▶ _Written instruction_
Starting at the first line of the listing below, repeat each line up to and including the one containing "combo_y = [0, 67.4, 93]". Leave out pictures.

▶ _Data_

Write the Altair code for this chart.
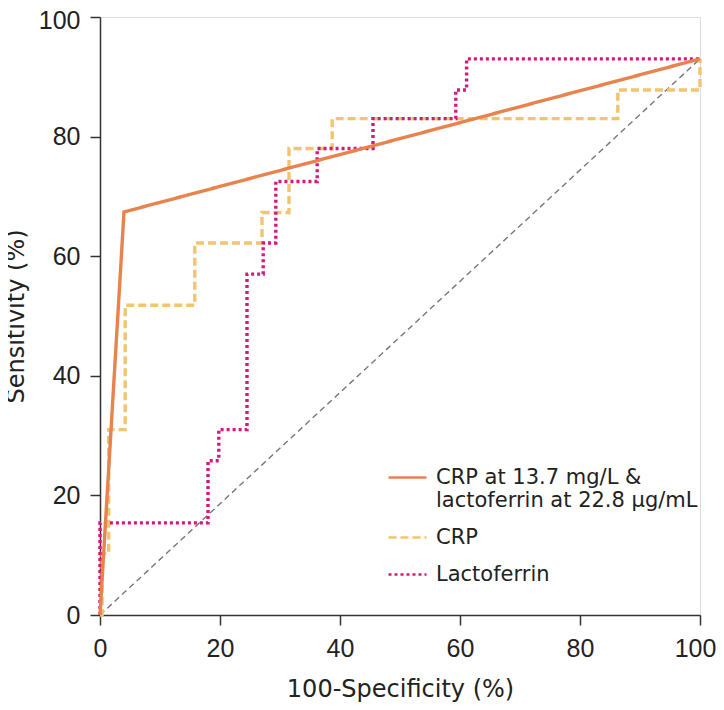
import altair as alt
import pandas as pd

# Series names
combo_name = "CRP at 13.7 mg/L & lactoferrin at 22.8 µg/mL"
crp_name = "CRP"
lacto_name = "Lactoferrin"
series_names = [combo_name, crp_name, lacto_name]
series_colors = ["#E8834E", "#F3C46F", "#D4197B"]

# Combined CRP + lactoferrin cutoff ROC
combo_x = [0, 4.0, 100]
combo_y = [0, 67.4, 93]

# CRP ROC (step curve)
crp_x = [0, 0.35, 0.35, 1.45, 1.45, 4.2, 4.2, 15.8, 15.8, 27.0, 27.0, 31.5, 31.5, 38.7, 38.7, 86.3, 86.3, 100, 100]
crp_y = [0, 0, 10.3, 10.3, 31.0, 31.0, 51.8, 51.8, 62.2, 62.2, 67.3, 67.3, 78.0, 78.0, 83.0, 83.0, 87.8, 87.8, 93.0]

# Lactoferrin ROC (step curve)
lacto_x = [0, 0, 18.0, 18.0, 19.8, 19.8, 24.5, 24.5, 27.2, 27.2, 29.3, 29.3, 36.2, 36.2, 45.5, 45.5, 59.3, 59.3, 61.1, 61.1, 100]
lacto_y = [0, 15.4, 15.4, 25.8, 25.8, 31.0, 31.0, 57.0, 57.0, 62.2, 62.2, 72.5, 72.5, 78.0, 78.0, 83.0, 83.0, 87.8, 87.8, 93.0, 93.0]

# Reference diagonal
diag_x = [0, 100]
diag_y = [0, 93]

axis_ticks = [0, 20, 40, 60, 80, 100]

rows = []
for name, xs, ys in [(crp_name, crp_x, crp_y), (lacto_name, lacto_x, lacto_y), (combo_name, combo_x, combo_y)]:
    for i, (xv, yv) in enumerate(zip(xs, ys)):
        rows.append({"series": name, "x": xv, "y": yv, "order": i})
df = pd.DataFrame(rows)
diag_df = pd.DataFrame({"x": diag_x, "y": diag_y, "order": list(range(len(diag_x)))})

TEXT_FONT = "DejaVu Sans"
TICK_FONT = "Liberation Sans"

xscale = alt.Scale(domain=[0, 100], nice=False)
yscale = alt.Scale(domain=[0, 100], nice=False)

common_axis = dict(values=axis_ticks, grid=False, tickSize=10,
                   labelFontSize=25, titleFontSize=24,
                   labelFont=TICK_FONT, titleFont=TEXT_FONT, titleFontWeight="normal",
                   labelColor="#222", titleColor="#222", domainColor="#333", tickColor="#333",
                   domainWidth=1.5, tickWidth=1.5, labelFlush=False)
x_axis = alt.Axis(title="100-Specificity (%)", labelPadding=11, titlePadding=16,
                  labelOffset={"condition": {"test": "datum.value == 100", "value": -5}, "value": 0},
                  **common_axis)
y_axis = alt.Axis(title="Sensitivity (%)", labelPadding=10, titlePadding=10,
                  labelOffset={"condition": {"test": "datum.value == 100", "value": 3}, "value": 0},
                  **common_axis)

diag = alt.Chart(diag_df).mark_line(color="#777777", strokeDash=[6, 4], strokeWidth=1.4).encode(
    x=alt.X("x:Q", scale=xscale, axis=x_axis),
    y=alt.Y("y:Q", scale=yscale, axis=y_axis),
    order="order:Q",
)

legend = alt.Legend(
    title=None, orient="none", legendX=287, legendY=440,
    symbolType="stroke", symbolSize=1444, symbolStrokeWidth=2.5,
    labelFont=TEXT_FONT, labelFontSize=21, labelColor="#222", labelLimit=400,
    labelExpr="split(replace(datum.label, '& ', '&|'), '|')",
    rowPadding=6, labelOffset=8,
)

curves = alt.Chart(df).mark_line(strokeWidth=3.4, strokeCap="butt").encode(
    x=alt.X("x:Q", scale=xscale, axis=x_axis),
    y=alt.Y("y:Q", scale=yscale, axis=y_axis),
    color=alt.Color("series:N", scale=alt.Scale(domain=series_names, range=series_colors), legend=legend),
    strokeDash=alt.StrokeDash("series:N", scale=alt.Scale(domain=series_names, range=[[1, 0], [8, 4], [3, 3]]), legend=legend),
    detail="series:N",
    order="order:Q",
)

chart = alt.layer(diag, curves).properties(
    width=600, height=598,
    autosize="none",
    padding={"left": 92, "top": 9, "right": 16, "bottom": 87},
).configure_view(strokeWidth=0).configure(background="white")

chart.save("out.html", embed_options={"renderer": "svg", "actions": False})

▶ _Reply_
Write the Altair code for this chart.
import altair as alt
import pandas as pd

# Series names
combo_name = "CRP at 13.7 mg/L & lactoferrin at 22.8 µg/mL"
crp_name = "CRP"
lacto_name = "Lactoferrin"
series_names = [combo_name, crp_name, lacto_name]
series_colors = ["#E8834E", "#F3C46F", "#D4197B"]

# Combined CRP + lactoferrin cutoff ROC
combo_x = [0, 4.0, 100]
combo_y = [0, 67.4, 93]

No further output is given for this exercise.